*Data provided:*
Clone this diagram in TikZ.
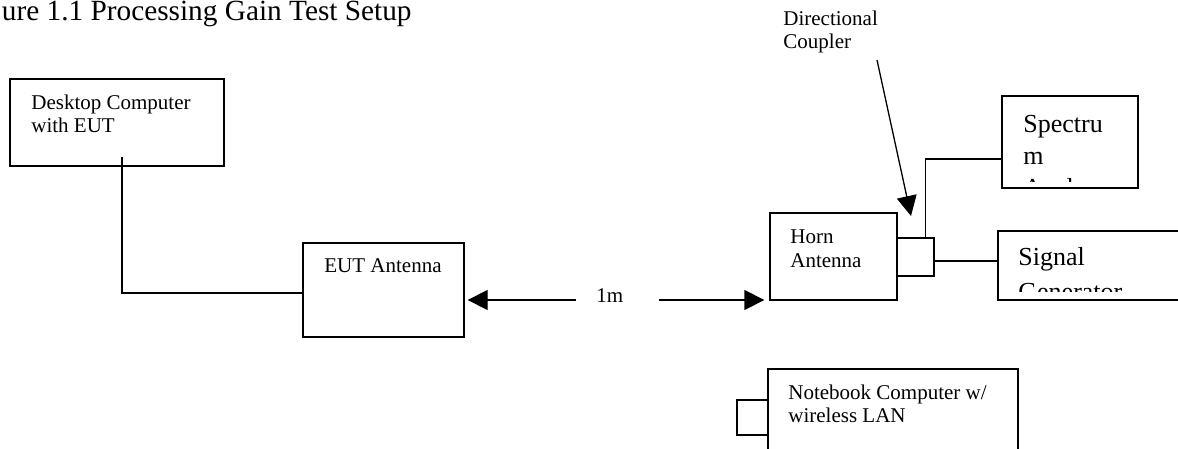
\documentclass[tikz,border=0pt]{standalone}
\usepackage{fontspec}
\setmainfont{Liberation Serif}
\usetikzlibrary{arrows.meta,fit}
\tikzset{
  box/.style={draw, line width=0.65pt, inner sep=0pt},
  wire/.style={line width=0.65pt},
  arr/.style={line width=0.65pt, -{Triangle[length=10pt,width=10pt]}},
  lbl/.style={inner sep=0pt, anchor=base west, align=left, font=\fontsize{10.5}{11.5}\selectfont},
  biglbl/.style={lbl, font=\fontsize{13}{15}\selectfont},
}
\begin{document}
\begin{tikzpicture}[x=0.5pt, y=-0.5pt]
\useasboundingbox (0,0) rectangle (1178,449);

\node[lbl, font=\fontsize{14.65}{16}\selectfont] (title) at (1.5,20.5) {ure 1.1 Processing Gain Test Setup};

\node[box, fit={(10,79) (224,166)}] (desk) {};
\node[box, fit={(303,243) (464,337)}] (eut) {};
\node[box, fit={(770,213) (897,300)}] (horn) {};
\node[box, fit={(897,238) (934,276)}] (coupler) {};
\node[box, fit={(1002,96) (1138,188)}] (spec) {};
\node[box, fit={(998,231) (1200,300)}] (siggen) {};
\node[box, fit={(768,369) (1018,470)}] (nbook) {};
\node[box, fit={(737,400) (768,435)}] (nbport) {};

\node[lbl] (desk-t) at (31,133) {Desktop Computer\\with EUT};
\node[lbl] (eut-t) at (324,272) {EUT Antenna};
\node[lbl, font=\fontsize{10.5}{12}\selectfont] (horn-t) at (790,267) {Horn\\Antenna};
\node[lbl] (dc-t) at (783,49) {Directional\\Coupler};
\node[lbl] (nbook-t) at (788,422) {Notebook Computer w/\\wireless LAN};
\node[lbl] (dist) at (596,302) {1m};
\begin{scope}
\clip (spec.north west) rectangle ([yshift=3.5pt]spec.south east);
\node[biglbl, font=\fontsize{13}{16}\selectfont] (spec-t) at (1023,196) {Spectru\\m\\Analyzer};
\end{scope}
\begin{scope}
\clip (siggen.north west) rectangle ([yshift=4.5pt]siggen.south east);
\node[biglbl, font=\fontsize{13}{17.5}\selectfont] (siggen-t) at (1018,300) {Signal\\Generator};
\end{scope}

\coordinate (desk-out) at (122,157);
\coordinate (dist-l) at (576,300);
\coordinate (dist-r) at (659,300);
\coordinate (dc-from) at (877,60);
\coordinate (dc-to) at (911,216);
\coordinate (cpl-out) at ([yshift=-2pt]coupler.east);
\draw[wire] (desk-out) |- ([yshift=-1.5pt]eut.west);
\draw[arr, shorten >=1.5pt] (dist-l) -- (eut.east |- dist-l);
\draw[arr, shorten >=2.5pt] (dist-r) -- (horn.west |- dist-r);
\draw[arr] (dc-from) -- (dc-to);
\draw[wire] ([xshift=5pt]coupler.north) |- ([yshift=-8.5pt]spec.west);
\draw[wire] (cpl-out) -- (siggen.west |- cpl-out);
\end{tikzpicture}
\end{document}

*Stated exercise:* Without the pictures, retype the whole of the material above exactly.

*Written response:*
Clone this diagram in TikZ.
\documentclass[tikz,border=0pt]{standalone}
\usepackage{fontspec}
\setmainfont{Liberation Serif}
\usetikzlibrary{arrows.meta,fit}
\tikzset{
  box/.style={draw, line width=0.65pt, inner sep=0pt},
  wire/.style={line width=0.65pt},
  arr/.style={line width=0.65pt, -{Triangle[length=10pt,width=10pt]}},
  lbl/.style={inner sep=0pt, anchor=base west, align=left, font=\fontsize{10.5}{11.5}\selectfont},
  biglbl/.style={lbl, font=\fontsize{13}{15}\selectfont},
}
\begin{document}
\begin{tikzpicture}[x=0.5pt, y=-0.5pt]
\useasboundingbox (0,0) rectangle (1178,449);

\node[lbl, font=\fontsize{14.65}{16}\selectfont] (title) at (1.5,20.5) {ure 1.1 Processing Gain Test Setup};

\node[box, fit={(10,79) (224,166)}] (desk) {};
\node[box, fit={(303,243) (464,337)}] (eut) {};
\node[box, fit={(770,213) (897,300)}] (horn) {};
\node[box, fit={(897,238) (934,276)}] (coupler) {};
\node[box, fit={(1002,96) (1138,188)}] (spec) {};
\node[box, fit={(998,231) (1200,300)}] (siggen) {};
\node[box, fit={(768,369) (1018,470)}] (nbook) {};
\node[box, fit={(737,400) (768,435)}] (nbport) {};

\node[lbl] (desk-t) at (31,133) {Desktop Computer\\with EUT};
\node[lbl] (eut-t) at (324,272) {EUT Antenna};
\node[lbl, font=\fontsize{10.5}{12}\selectfont] (horn-t) at (790,267) {Horn\\Antenna};
\node[lbl] (dc-t) at (783,49) {Directional\\Coupler};
\node[lbl] (nbook-t) at (788,422) {Notebook Computer w/\\wireless LAN};
\node[lbl] (dist) at (596,302) {1m};
\begin{scope}
\clip (spec.north west) rectangle ([yshift=3.5pt]spec.south east);
\node[biglbl, font=\fontsize{13}{16}\selectfont] (spec-t) at (1023,196) {Spectru\\m\\Analyzer};
\end{scope}
\begin{scope}
\clip (siggen.north west) rectangle ([yshift=4.5pt]siggen.south east);
\node[biglbl, font=\fontsize{13}{17.5}\selectfont] (siggen-t) at (1018,300) {Signal\\Generator};
\end{scope}

\coordinate (desk-out) at (122,157);
\coordinate (dist-l) at (576,300);
\coordinate (dist-r) at (659,300);
\coordinate (dc-from) at (877,60);
\coordinate (dc-to) at (911,216);
\coordinate (cpl-out) at ([yshift=-2pt]coupler.east);
\draw[wire] (desk-out) |- ([yshift=-1.5pt]eut.west);
\draw[arr, shorten >=1.5pt] (dist-l) -- (eut.east |- dist-l);
\draw[arr, shorten >=2.5pt] (dist-r) -- (horn.west |- dist-r);
\draw[arr] (dc-from) -- (dc-to);
\draw[wire] ([xshift=5pt]coupler.north) |- ([yshift=-8.5pt]spec.west);
\draw[wire] (cpl-out) -- (siggen.west |- cpl-out);
\end{tikzpicture}
\end{document}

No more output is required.